DevOps is much more of a methodology, process and cultural change than anything else. The concept borrows heavily from existing manufacturing methodologies and practices such as Lean and Kanban and extends existing thinking around lean software development to the enterprise. Whereas the traditional software development approach is based on a “push” model, DevOps focuses on building a continuous delivery pipeline in which things are “pulled” actively by different teams as required to keep the pipeline going at all times. It takes the agile development and delivery methodologies such as Scrum and XP and extends them into operations so as to enable not just agile development, but agile delivery as well. And it attempts to address the frequently cantankerous relationship between those traditionally separated groups of development and operations into a synergistic mutually supportive one.
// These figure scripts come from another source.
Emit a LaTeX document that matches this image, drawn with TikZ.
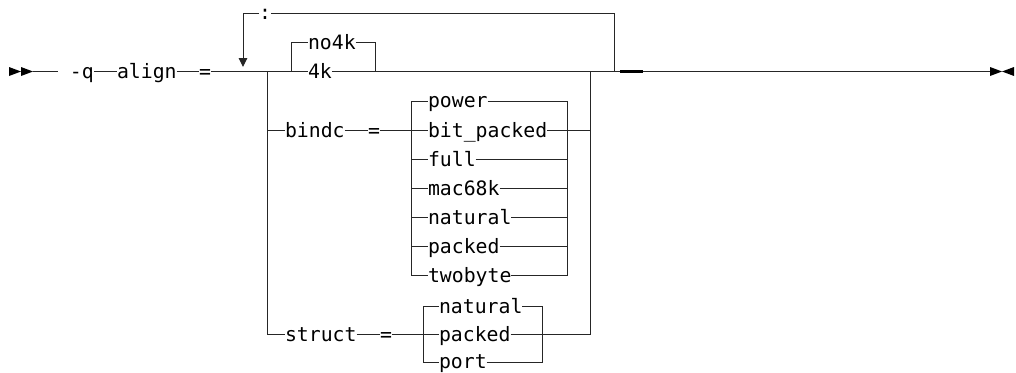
\documentclass[tikz,border=0pt]{standalone}
\usepackage{fontspec}
\usepackage{tikz}
\usetikzlibrary{arrows.meta}
\setmonofont{DejaVu Sans Mono}
\newcommand\synfont{\ttfamily\fontsize{19.8pt}{22pt}\selectfont}

\begin{document}
\begin{tikzpicture}[x=1pt, y=-1pt, line width=1pt, font=\synfont]
            \tikzstyle{every node}+=[inner sep=0pt, outer sep=0pt, anchor=west, text height=13pt, text depth=0pt]
            \tikzstyle{rail}=[black!85]
            \tikzstyle{endmark}=[fill=black]
            \useasboundingbox (0,0) rectangle (1016,372);
            % start and end marks
            \fill [endmark] (9,67) -- (21,71.5) -- (9,76) -- cycle;
            \fill [endmark] (21,67) -- (33,71.5) -- (21,76) -- cycle;
            \coordinate (start) at (33,71.5);
            \coordinate (endm) at (990,71.5);
            \fill [endmark] (990,67) -- (1002,71.5) -- (990,76) -- cycle;
            \fill [endmark] (1014,67) -- (1002,71.5) -- (1014,76) -- cycle;
            % main line
            \node (q) at (58,71.5) {~-q};
            \node (align) at (117,71.5) {align};
            \node (eq) at (199,71.5) {=};
            \coordinate (loopin) at (243,71.5);
            \coordinate (jl) at (267,71.5);
            \coordinate (k4l) at (291,71.5);
            \node (k4) at (308,71.5) {4k};
            \coordinate (k4r) at (375,71.5);
            \coordinate (jr) at (590,71.5);
            \coordinate (loopout) at (614,71.5);
            \coordinate (thickl) at (620,71.5);
            \coordinate (thickr) at (643,71.5);
            \draw [rail] (start) -- (q.west);
            \draw [rail] (q.east) -- (align.west);
            \draw [rail] (align.east) -- (eq.west);
            \draw [rail] (eq.east) -- (k4.west);
            \draw [rail] (k4.east) -- (endm);
            \draw [black, line width=2.2pt] (thickl) -- (thickr);
            % repeat loop
            \coordinate (loopl) at (243,13);
            \coordinate (loopr) at (614,13);
            \node (colon) at (259,13) {:};
            \draw [rail] (loopout) -- (loopr) -- (colon.east);
            \draw [rail, -{Triangle[length=9pt,width=8.5pt]}, shorten >=4.5pt] (colon.west) -- (loopl) -- (loopin);
            % no4k
            \coordinate (n4l) at (291,42.5);
            \coordinate (n4r) at (375,42.5);
            \node (no4k) at (308,42.5) {no4k};
            \draw [rail] (k4l) -- (n4l) -- (no4k.west);
            \draw [rail] (no4k.east) -- (n4r) -- (k4r);
            % bindc
            \node (bindc) at (285,130.5) {bindc};
            \node (beq) at (368,130.5) {=};
            \coordinate (bl) at (411,130.5);
            \coordinate (br) at (567,130.5);
            \draw [rail] (bindc.west -| jl) -- (bindc.west);
            \draw [rail] (bindc.east) -- (beq.west);
            \draw [rail] (beq.east) -- (bl);
            \foreach \name/\txt/\yy in {bpower/power/101, bbit/bit\_packed/130.5, bfull/full/159.5,
                bmac/mac68k/188.5, bnatural/natural/217.5, bpacked/packed/246.5, btwobyte/twobyte/275.5}
            {
                \node (\name) at (428,\yy) {\txt};
                \draw [rail] (\name.west -| bl) -- (\name.west);
                \draw [rail] (\name.east) -- (\name.east -| br);
            }
            \draw [rail] (bpower.west -| bl) -- (btwobyte.west -| bl);
            \draw [rail] (bpower.west -| br) -- (btwobyte.west -| br);
            \draw [rail] (br) -- (bbit.west -| jr);
            % struct
            \node (struct) at (285,334.5) {struct};
            \node (seq) at (380,334.5) {=};
            \coordinate (sl) at (423,334.5);
            \coordinate (sr) at (542.5,334.5);
            \draw [rail] (jl) -- (struct.west -| jl) -- (struct.west);
            \draw [rail] (struct.east) -- (seq.west);
            \draw [rail] (seq.east) -- (sl);
            \foreach \name/\txt/\yy in {snatural/natural/306.5, spacked/packed/334.5, sport/port/362}
            {
                \node (\name) at (439,\yy) {\txt};
                \draw [rail] (\name.west -| sl) -- (\name.west);
                \draw [rail] (\name.east) -- (\name.east -| sr);
            }
            \draw [rail] (snatural.west -| sl) -- (sport.west -| sl);
            \draw [rail] (snatural.west -| sr) -- (sport.west -| sr);
            \draw [rail] (sr) -- (struct.west -| jr) -- (jr);
\end{tikzpicture}
\end{document}
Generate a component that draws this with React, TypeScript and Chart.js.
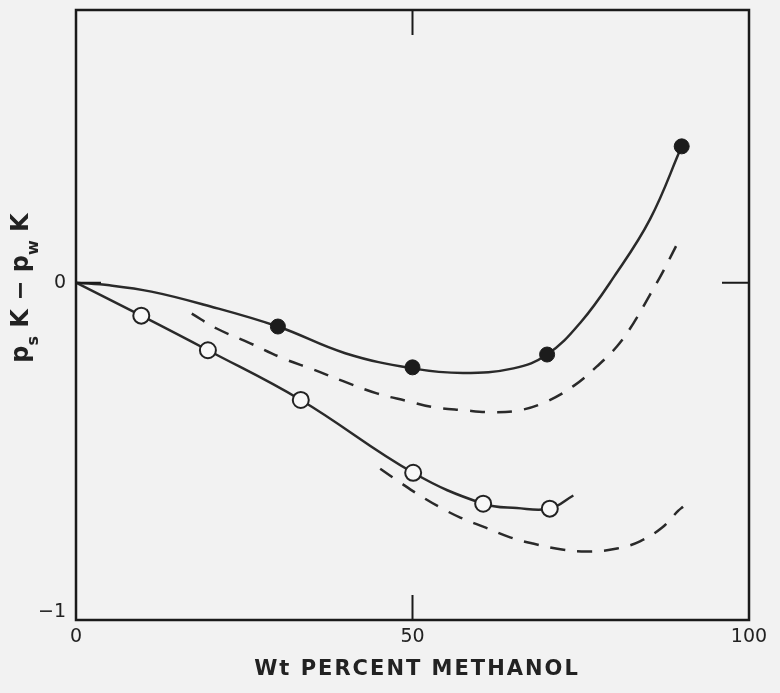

Even within the development sphere, DevOps aims to bring various players including development, testing & QA, and build management together by encouraging teams to take on responsibilities beyond their immediate role (e.g., development taking on more of testing) and empowering traditionally relegated roles to positions of influence (e.g., build manager taking developers to task for fixing broken builds).
We are still in early days with the DevOps movement, and until we witness real life references and case studies of how DevOps has been implemented end-to-end, learning about DevOps will be a bit of an academic exercise. Having said that, some literature does come close to actually articulating what it means to put in practice such concepts as Continuous Delivery and Continuous Integration. To the curious, I would recommend the Martin Fowler Signature Series of books on the two topics. Although agonizingly technical, the two books do a good job of getting down to the brasstacks. My future posts on DevOps will be an attempt to synthesize some of the teachings from those books into management summaries.